Adi Godrej, executive chairman of the Godrej Group, an industrial firm with interests ranging from precision equipment to food processing, explained that his company’s growth came from a simultaneous use of several foundations of competitive advantage. His group had emphasized a value proposition in the form of branding, an innovative value chain in the use of advanced technologies, and capability building in terms of business processes that the group had, in Godrej’s phrasing, “honed and developed over the years.” The Godrej Group had earlier also benefited from joint ventures with American companies such as General Electric, Procter & Gamble, and Sara Lee.

TABLE 5-3

Sources of competitive advantages reported by Indian business leaders

Question: “How have you built competitive advantage in your businesses?”
Source of advantage Key elements %
Holistic employee engagement Transforming the organization; building the culture 28
Talent development; building the top team 21
R&D/technological innovation 19
Creative value propositions Customer intimacy and focus 36
Improved differentiation 24
Outsourcing, building supplier base 23
Efficiency seeking, cost reduction 23
Innovative value chain 14
Broad mission and purpose Vision, long term, transcendent 24
Sharing corporate and groupwide resources 27

Similarly, Azim Premji, executive chairman of Wipro, reported that his company had focused on delivering high-quality processes and services. He had introduced the management method of Six Sigma, which applies detailed statistical methods to the identification and elimination of errors; but he had also emphasized acquiring and applying feedback from his customers. “Customers love us most for our humbleness,” he said. “I believe, as a company, we listen carefully and are willing to learn.” By combining capability building with Six Sigma and a value proposition with customer focus, Wipro under Azim Premji had become one of the country’s leading technology-service firms, and a great personal and corporate success story. In 1964, at the age of twenty-one, Premji had taken over the small firm, then a vegetable oil producer, from his father. By the end of 2008, his company employed some 95,000 people in many countries.

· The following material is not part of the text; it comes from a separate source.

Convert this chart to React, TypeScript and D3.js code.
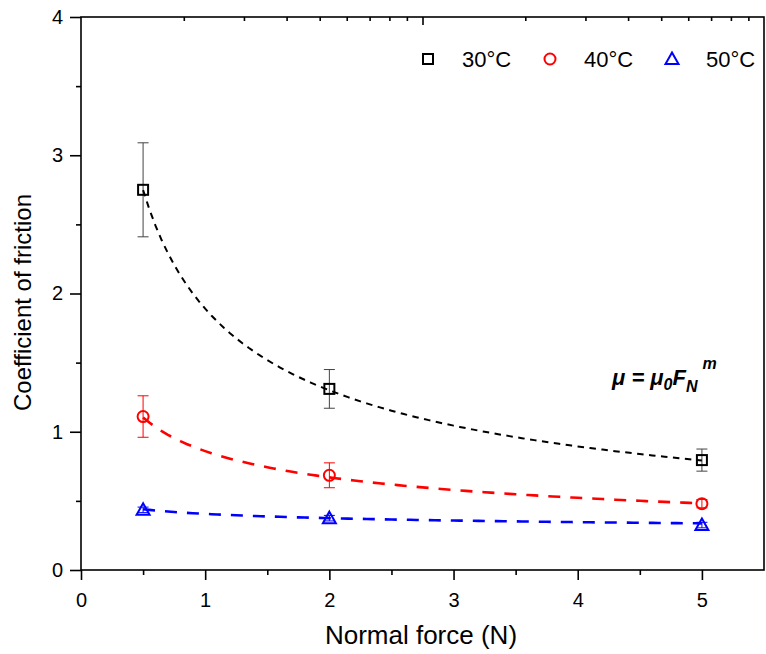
import React, { useEffect, useRef } from "react";
import * as d3 from "d3";

// measured points (mean ± sd), normal force in N
const forces = [0.5, 2, 5];
const series = ["30°C", "40°C", "50°C"];
const mu30 = [2.75, 1.31, 0.795];
const err30 = [0.34, 0.14, 0.08];
const mu40 = [1.11, 0.685, 0.48];
const err40 = [0.15, 0.09, 0.03];
const mu50 = [0.435, 0.375, 0.325];
const err50 = [0.02, 0.02, 0.02];
// power-law fit  mu = mu0 * F^m
const fitMu0 = [1.89, 0.86, 0.406];
const fitM = [-0.54, -0.36, -0.115];
const colors = ["#000000", "#ff0000", "#0000ff"];
const dashes = ["6.5,5.5", "12,10", "12,10"];
const xTicks = [0, 1, 2, 3, 4, 5];
const yTicks = [0, 1, 2, 3, 4];

const W = 766;
const H = 654;
const left = 81;
const right = 764;
const top = 17;
const bottom = 570;

export default function App() {
  const ref = useRef<SVGGElement>(null);

  useEffect(() => {
    const g = d3.select(ref.current);
    g.selectAll("*").remove();

    const x = d3.scaleLinear().domain([0, 5.5]).range([left, right]);
    const y = d3.scaleLinear().domain([0, 4]).range([bottom, top]);
    const xTop = d3.scaleLog().domain([1, 100]).range([left, right]);
    const font = "'Liberation Sans', Arial, sans-serif";

    const style = (sel: any, labels: boolean) => {
      sel.select(".domain").remove();
      sel.selectAll(".tick line").attr("stroke", "#000").attr("stroke-width", 1.6);
      if (labels) sel.selectAll(".tick text").attr("font-family", font).attr("font-size", 20).attr("fill", "#000");
      else sel.selectAll(".tick text").remove();
    };

    // bottom axis
    g.append("g").attr("transform", `translate(0,${bottom})`)
      .call(d3.axisBottom(x).tickValues(d3.range(0.5, 5.5, 1)).tickSize(5).tickFormat(() => ""))
      .call((s) => style(s, false));
    g.append("g").attr("transform", `translate(0,${bottom})`)
      .call(d3.axisBottom(x).tickValues(xTicks).tickSize(10).tickPadding(13).tickFormat(d3.format("d")))
      .call((s) => style(s, true));

    // left axis
    g.append("g").attr("transform", `translate(${left},0)`)
      .call(d3.axisLeft(y).tickValues(d3.range(0.5, 4, 1)).tickSize(5).tickFormat(() => ""))
      .call((s) => style(s, false));
    g.append("g").attr("transform", `translate(${left},0)`)
      .call(d3.axisLeft(y).tickValues(yTicks).tickSize(11).tickPadding(7).tickFormat(d3.format("d")))
      .call((s) => style(s, true));

    // top axis (log, inward ticks)
    const minorLog = [2, 3, 4, 5, 6, 7, 8, 9, 20, 30, 40, 50, 60, 70, 80, 90];
    g.append("g").attr("transform", `translate(0,${top})`)
      .call(d3.axisTop(xTop).tickValues(minorLog).tickSize(-4).tickFormat(() => ""))
      .call((s) => style(s, false));
    g.append("g").attr("transform", `translate(0,${top})`)
      .call(d3.axisTop(xTop).tickValues([10]).tickSize(-8).tickFormat(() => ""))
      .call((s) => style(s, false));

    // frame
    g.append("rect").attr("x", left).attr("y", top).attr("width", right - left).attr("height", bottom - top)
      .attr("fill", "none").attr("stroke", "#000").attr("stroke-width", 1.6);

    const values = [mu30, mu40, mu50];
    const errs = [err30, err40, err50];

    const symbol = (sel: any, i: number, cx: number, cy: number) => {
      if (i === 0) {
        sel.append("rect").attr("x", cx - 5).attr("y", cy - 5).attr("width", 10).attr("height", 10)
          .attr("fill", "none").attr("stroke", colors[i]).attr("stroke-width", 2);
      } else if (i === 1) {
        sel.append("circle").attr("cx", cx).attr("cy", cy).attr("r", 5.5)
          .attr("fill", "none").attr("stroke", colors[i]).attr("stroke-width", 2);
      } else {
        sel.append("path").attr("d", `M${cx},${cy - 6.5}L${cx + 6.5},${cy + 5}L${cx - 6.5},${cy + 5}Z`)
          .attr("fill", "none").attr("stroke", colors[i]).attr("stroke-width", 2);
      }
    };

    values.forEach((vals, i) => {
      const col = i === 0 ? "#444" : colors[i];
      vals.forEach((v, j) => {
        const cx = x(forces[j]);
        const e = errs[i][j];
        g.append("line").attr("x1", cx).attr("x2", cx).attr("y1", y(v - e)).attr("y2", y(v + e))
          .attr("stroke", col).attr("stroke-width", 1);
        [v - e, v + e].forEach((yy) => {
          g.append("line").attr("x1", cx - 5.5).attr("x2", cx + 5.5).attr("y1", y(yy)).attr("y2", y(yy))
            .attr("stroke", col).attr("stroke-width", 1);
        });
        symbol(g, i, cx, y(v));
      });
    });

    // fitted curves
    const fx = d3.range(0.5, 5.0001, 0.05);
    values.forEach((_, i) => {
      const line = d3.line<number>().x((d) => x(d)).y((d) => y(fitMu0[i] * Math.pow(d, fitM[i])));
      g.append("path").attr("d", line(fx)).attr("fill", "none").attr("stroke", colors[i])
        .attr("stroke-width", i === 0 ? 2 : 2.6).attr("stroke-dasharray", dashes[i]);
    });

    // legend
    const legX = [428, 550, 672];
    series.forEach((s, i) => {
      symbol(g, i, legX[i], 59);
      g.append("text").attr("x", legX[i] + 34).attr("y", 67).attr("font-family", font)
        .attr("font-size", 22).attr("fill", "#000").text(s);
    });

    // axis titles
    g.append("text").attr("x", 421).attr("y", 644).attr("text-anchor", "middle")
      .attr("font-family", font).attr("font-size", 26).attr("fill", "#000").text("Normal force (N)");
    g.append("text").attr("transform", `translate(31,${(top + bottom) / 2 + 9}) rotate(-90)`)
      .attr("text-anchor", "middle").attr("font-family", font).attr("font-size", 24).attr("fill", "#000")
      .text("Coefficient of friction");

    // formula
    const f = g.append("text").attr("x", 612).attr("y", 385).attr("font-family", font)
      .attr("font-size", 22).attr("font-weight", "bold").attr("font-style", "italic").attr("fill", "#000");
    f.append("tspan").text("μ = μ");
    f.append("tspan").attr("font-size", 16).attr("dy", 5).text("0");
    f.append("tspan").attr("dy", -5).text("F");
    f.append("tspan").attr("font-size", 16).attr("dy", 7).text("N");
    f.append("tspan").attr("font-size", 16).attr("dx", 5).attr("dy", -23).text("m");
  }, []);

  return (
    <svg width={W} height={H} style={{ position: "absolute", left: 0, top: 0, background: "#fff" }}>
      <g ref={ref} />
    </svg>
  );
}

Fresh Ideas, Long-Haul Thinking

Humility, innovation, counterintuitive thinking—none of them are guarantees of success, nor is present success a guarantee of future earnings. Circumstances change; operational steps have to be effectively executed. But when it comes to competitive advantage, large Indian companies are giving birth to fresh business ideas that combine a transcendent company vision, fresh value propositions for reaching new customers, innovative value chains for producing and distributing products and services, and a strong emphasis on building architectural and cultural capabilities for the long haul.

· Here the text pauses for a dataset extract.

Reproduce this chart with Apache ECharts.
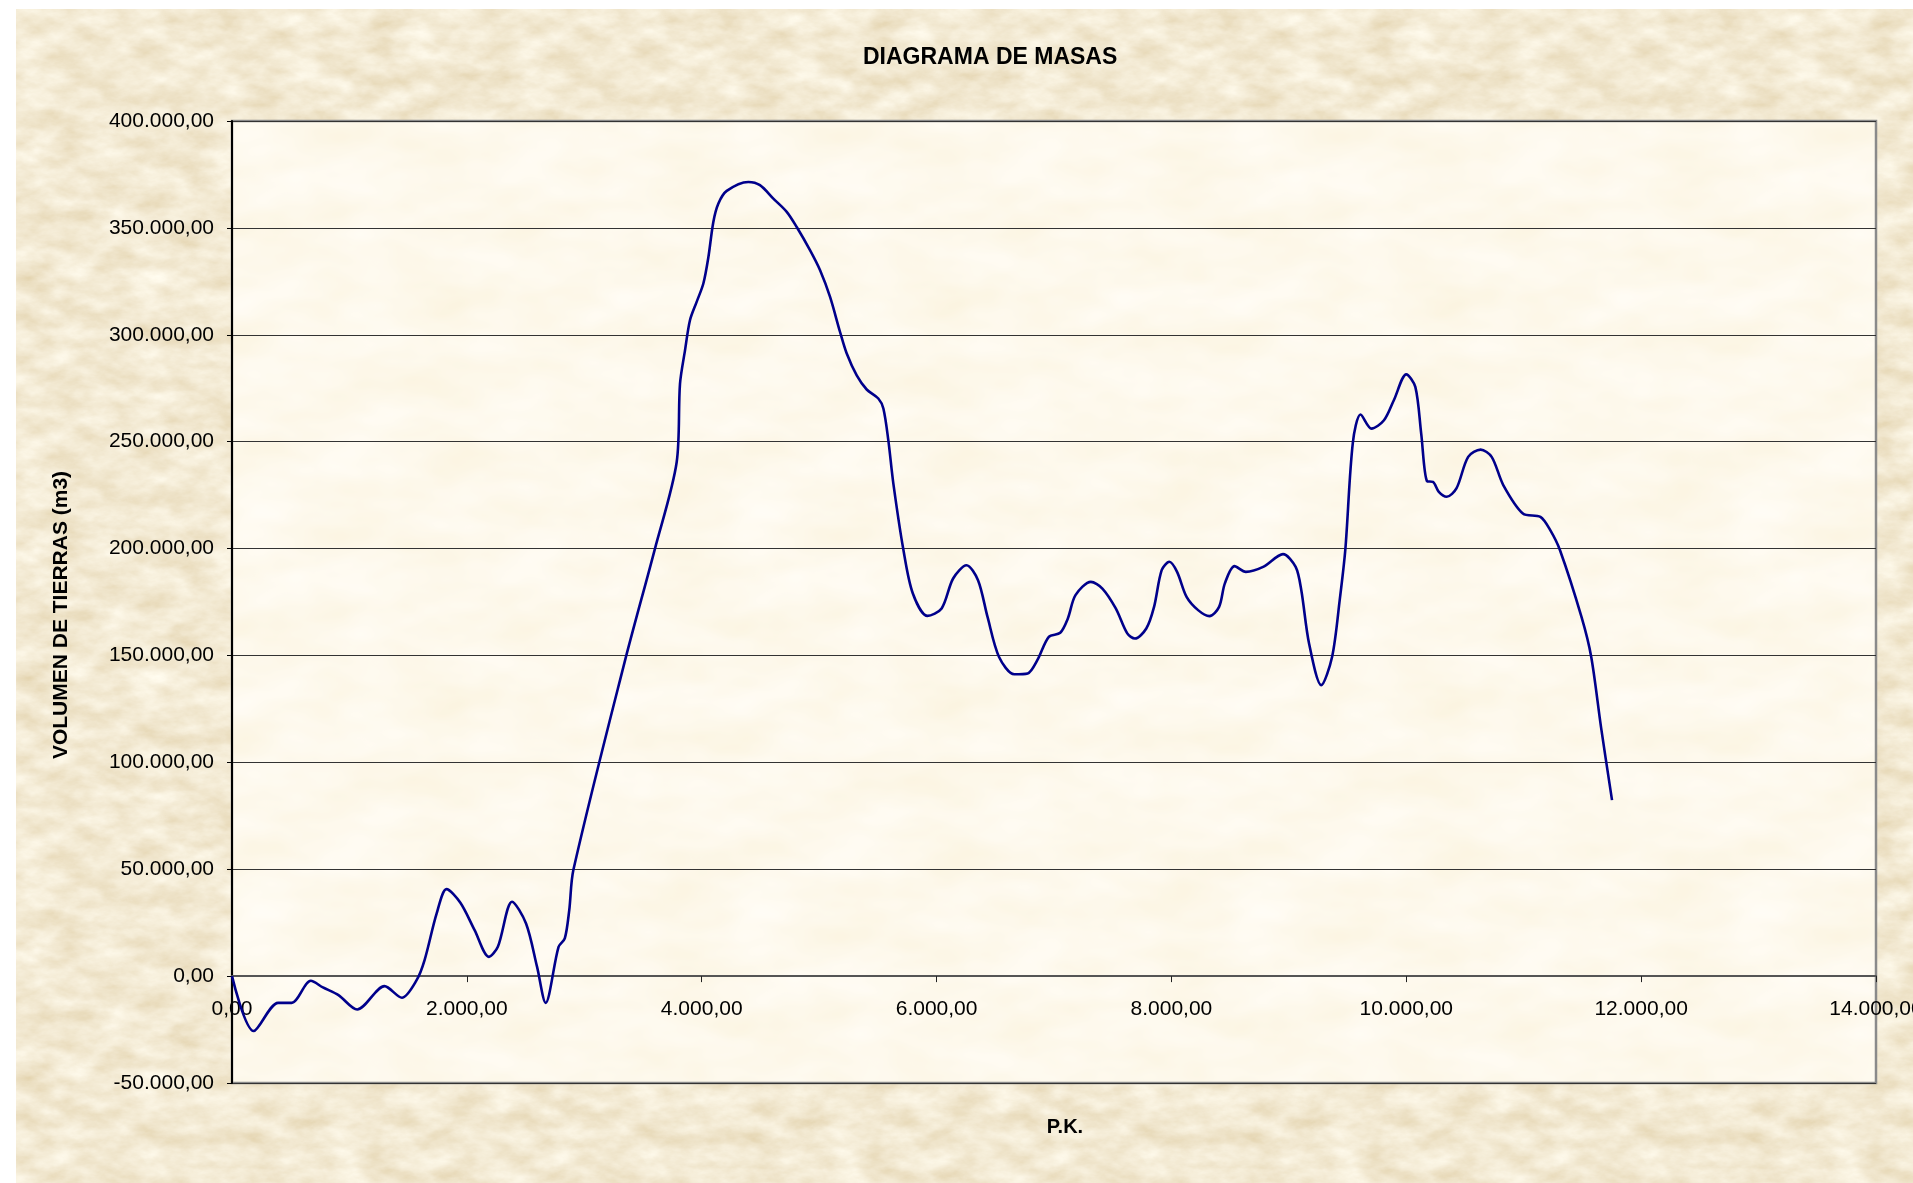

Like those in most national settings, Indian business leaders placed a premium on strategy. Yet they viewed strategy as a general set of enduring principles for competing, an approach to business that they deeply encoded in the architecture and culture of the company. Since so many of the executives had helped drive a meteoric growth in their firm—overseeing workforces at the time of our interviews that were sometimes larger by a factor of five or more, compared with those in the early part of the decade—they had come to view both architecture and culture as the necessary vehicles through which their leadership could be exercised and their strategy realized as their firms continued to expand.

The most important component of the architecture, the company executives said, was their top team, which they saw as an extension of their own leadership. The company culture constituted a further extension, allowing the executives to reach and align the thousands of employees on the payroll that they and their top team could no longer personally direct. Each company had developed its own unique blend of values and norms that defined its culture and its own unique way of organizing its work, but three distinctive themes in culture and organization stood out.

First, leaders emphasized a broader mission and purpose that enhanced both corporate agendas and development of the Indian market. Company leaders tended to downplay a focus on investors and shareholders, eschewing a short-term drive for quarterly results in favor of building innovative strategies and structures for longer-term growth, as evident in Hindustan Unilever’s outreach to the rural countryside. Second, company executives brought substantial innovation to the value proposition, as seen in Cognizant’s quality service at moderate cost. And third, the Indian business leaders emphasized holistic employee engagement with customers, a mind-set by which frontline employees would hear and provide what customers really sought, as shown by Bharti Airtel’s placement of mobile phones at low prices into the hands of millions of new consumers. This is the India Way.